Washington (awp/afp) - Hausse galopante des prix des voitures et autres produits du quotidien: l'inflation pourrait faire un retour par la grande porte aux Etats-Unis avec le plan de relance de Joe Biden, ce qui inquiète les marchés, mais ces craintes sont balayées par le gouvernement et le FMI.

Quasi-absente du paysage depuis des années, l'inflation pourrait venir réduire le pouvoir d'achat des consommateurs américains.

En cause, les 1.900 milliards de dollars que Joe Biden veut injecter dans l'économie, sous forme, entre autres, de chèques aux ménages les moins aisés, ou d'allocations chômage plus généreuses.

La cheffe économiste du Fonds monétaire international (FMI) Gita Gopinath a balayé vendredi ces craintes.

Elle estime que même avec une enveloppe d'aides aussi élevée, il est "peu probable" que l'inflation s'établisse de façon durable au-dessus de l'objectif de 2% annuels que vise la Banque centrale américaine (Fed).

Autrement dit, les Américains paieront un peu plus cher certains produits, mais de façon temporaire.

L'inflation s'est établie à 1,3% en 2020, et devrait tourner autour des 2,25% en 2022, "ce qui n'a rien d'inquiétant", a encore noté Gita Gopinath. En revanche, le plan de relance pourrait faire grimper le PIB américain de 5% à 6% sur trois ans.

"C'est un risque" ___

La mondialisation limite en effet la hausse des prix des biens "et même de certains services" aux Etats-Unis, détaille-t-elle.
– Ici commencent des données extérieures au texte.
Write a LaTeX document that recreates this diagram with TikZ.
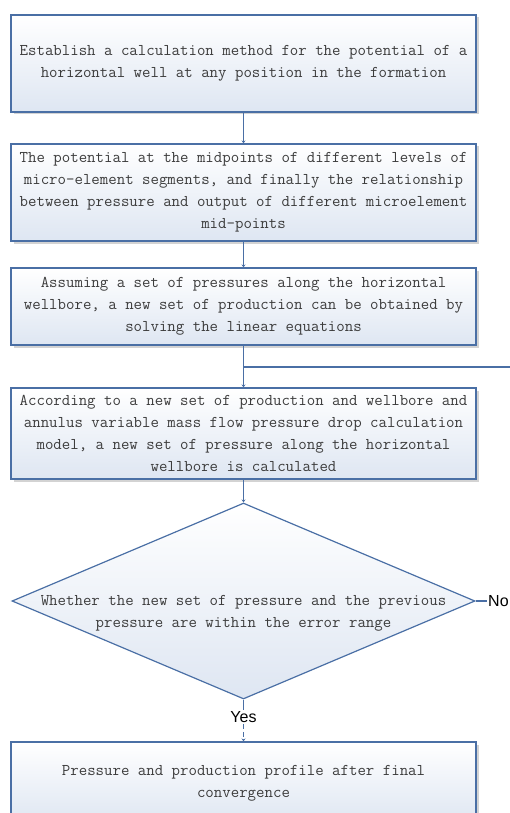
\documentclass[tikz,border=0pt]{standalone}
\usepackage{fontspec}
\newfontfamily\labelfont{Liberation Sans}
\usetikzlibrary{shapes.geometric,arrows.meta,shadows}
\definecolor{edgeblue}{RGB}{74,111,165}
\definecolor{fillblue}{RGB}{222,230,242}
\definecolor{txtgray}{RGB}{60,60,60}
\definecolor{shadowgray}{RGB}{200,200,200}
\tikzset{
  boxtext/.style={align=center, text=txtgray, font=\ttfamily\fontsize{16.4pt}{22pt}\selectfont},
  procbox/.style={boxtext, draw=edgeblue, line width=1.2pt, rectangle, minimum width=465pt,
    top color=white, bottom color=fillblue, inner sep=0pt,
    drop shadow={shadow xshift=2.5pt, shadow yshift=-2.5pt, fill=shadowgray, opacity=0.8}},
  decbox/.style={draw=edgeblue, line width=1.2pt, diamond, minimum width=463pt, minimum height=196pt,
    top color=white, bottom color=fillblue, inner sep=0pt},
  conn/.style={draw=edgeblue, line width=1.8pt, -{Stealth[length=3pt,width=4pt]}},
  plainconn/.style={draw=edgeblue, line width=1.8pt},
  lbl/.style={font=\labelfont\fontsize{16pt}{18pt}\selectfont, text=black, inner sep=1pt},
}
\begin{document}
\begin{tikzpicture}[x=1pt,y=-1pt]
\useasboundingbox (0,0) rectangle (510,813);
\node[procbox, minimum height=97pt] (b1) at (243.5,63.5)
  {Establish a calculation method for the potential of a\\horizontal well at any position in the formation};
\node[procbox, minimum height=97pt] (b2) at (243.5,192.5)
  {The potential at the midpoints of different levels of\\micro-element segments, and finally the relationship\\between pressure and output of different microelement\\mid-points};
\node[procbox, minimum height=77pt] (b3) at (243.5,306.5)
  {Assuming a set of pressures along the horizontal\\wellbore, a new set of production can be obtained by\\solving the linear equations};
\node[procbox, minimum height=91pt] (b4) at (243.5,433.5)
  {According to a new set of production and wellbore and\\annulus variable mass flow pressure drop calculation\\model, a new set of pressure along the horizontal\\wellbore is calculated};
\node[decbox] (d) at (243.5,601) {};
\node[boxtext, inner sep=0pt] (dt) at (243.5,613)
  {Whether the new set of pressure and the previous\\pressure are within the error range};
\node[procbox, minimum height=82pt] (b5) at (243.5,783)
  {Pressure and production profile after final\\convergence};
\node[lbl, anchor=west] (no) at (487,601) {No};
\node[lbl, fill=white] (yes) at (243.5,717) {Yes};
\coordinate (j) at (243.5,367);
\coordinate (r) at (512,367);
\draw[conn] (b1.south) -- (b2.north);
\draw[conn] (b2.south) -- (b3.north);
\draw[conn] (b3.south) -- (b4.north);
\draw[plainconn] (j) -- (r);
\draw[conn] (b4.south) -- (d.north);
\draw[plainconn] (d.east) -- (no.west);
\draw[plainconn] (d.south) -- (yes.north);
\draw[conn, dashed, dash pattern=on 5pt off 3pt] (yes.south) -- (b5.north);
\end{tikzpicture}
\end{document}
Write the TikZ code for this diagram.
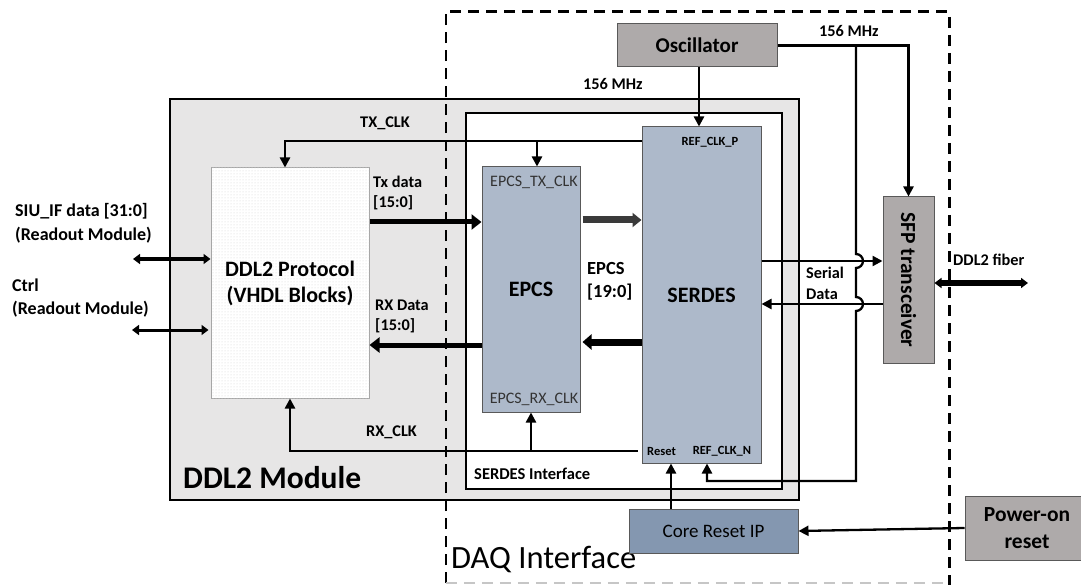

Par ailleurs, le recours à l'automatisation réduit les coûts pour les entreprises qui n'ont donc pas forcément besoin d'augmenter les prix, souligne encore Mme Gopinath, d'autant plus que les grands groupes qui ont des marges élevées peuvent trouver d'autres leviers qu'une hausse de leurs tarifs.

Le plan de relance de Joe Biden, qui devrait être bientôt voté au Congrès, serait le deuxième plus important de l'histoire du pays, après celui de 2.200 milliards de dollars adopté fin mars 2020 face à la pandémie.

La nouvelle secrétaire au Trésor, Janet Yellen, n'a de cesse de le défendre, insistant sur les risques moins grands à faire trop plutôt que pas assez.

"L'inflation est très faible depuis plus d'une décennie. C'est un risque, (...) face auquel la Réserve fédérale et d'autres ont des outils", a-t-elle déclaré jeudi sur la chaîne CNBC.

"Le plus grand risque est celui que cette pandémie provoque une cicatrice durable chez les gens", a martelé la ministre des Finances de Joe Biden.

Avec le mini boom économique attendu cet été lorsqu'une large partie de la population aura été vaccinée contre le Covid-19, de nombreux secteurs auront du mal à répondre à la forte demande, ce qui fera grimper les prix.

Cette inflation pourrait même, dans les scénarios pessimistes, aboutir à une nouvelle récession, liée à un ralentissement de la consommation.

Que fera la Fed? ___

"Je ne suis pas vraiment préoccupé par une relance ou un soutien budgétaire excessif à l'heure actuelle", a ainsi commenté le président de la Fed de New York, John Williams, notant qu'à "l'heure actuelle, l'économie est toujours au plus bas".

"Ce que je veux voir, c'est une économie qui retrouve sa pleine vigueur le plus tôt possible, évidemment dans le contexte d'atteindre l'objectif d'inflation à 2%", a-t-il ajouté, interrogé sur la chaîne CNBC.

Une trop forte hausse des prix pourrait pousser la Fed à relever les taux d'intérêt pour ralentir l'emballement. Les banques commerciales répercuteraient alors ces hausses sur les crédits qu'elles accordent à leurs clients, freinant la consommation, moteur de l'économie américaine, voire le marché immobilier.

Mais la Banque centrale a récemment entamé un virage, estimant qu'un retour à 2% d'inflation passera sans doute par une hausse des prix supérieure à l'objectif mais momentanée, ne nécessitant pas de hausse des taux.

Ces craintes ont néanmoins fait grimper vendredi les taux sur les bons du Trésor à 10 ans à leur plus haut niveau depuis un an.

En effet, leur revenu fixe peut être rogné par l'inflation, ce qui conduit certains investisseurs à vendre leurs obligations. Cela fait grimper le rendement de ces bons qui évolue à l'inverse de leur prix.

Les inquiétudes s'étaient accrues cette semaine, car les ventes au détail, reflet de la consommation, ont bondi en janvier, grâce au plan d'aides de 900 milliards de dollars adopté fin décembre, et les prix de gros payés par les fabricants ont signé leur plus forte hausse depuis le début du suivi de cet indicateur en décembre 2009.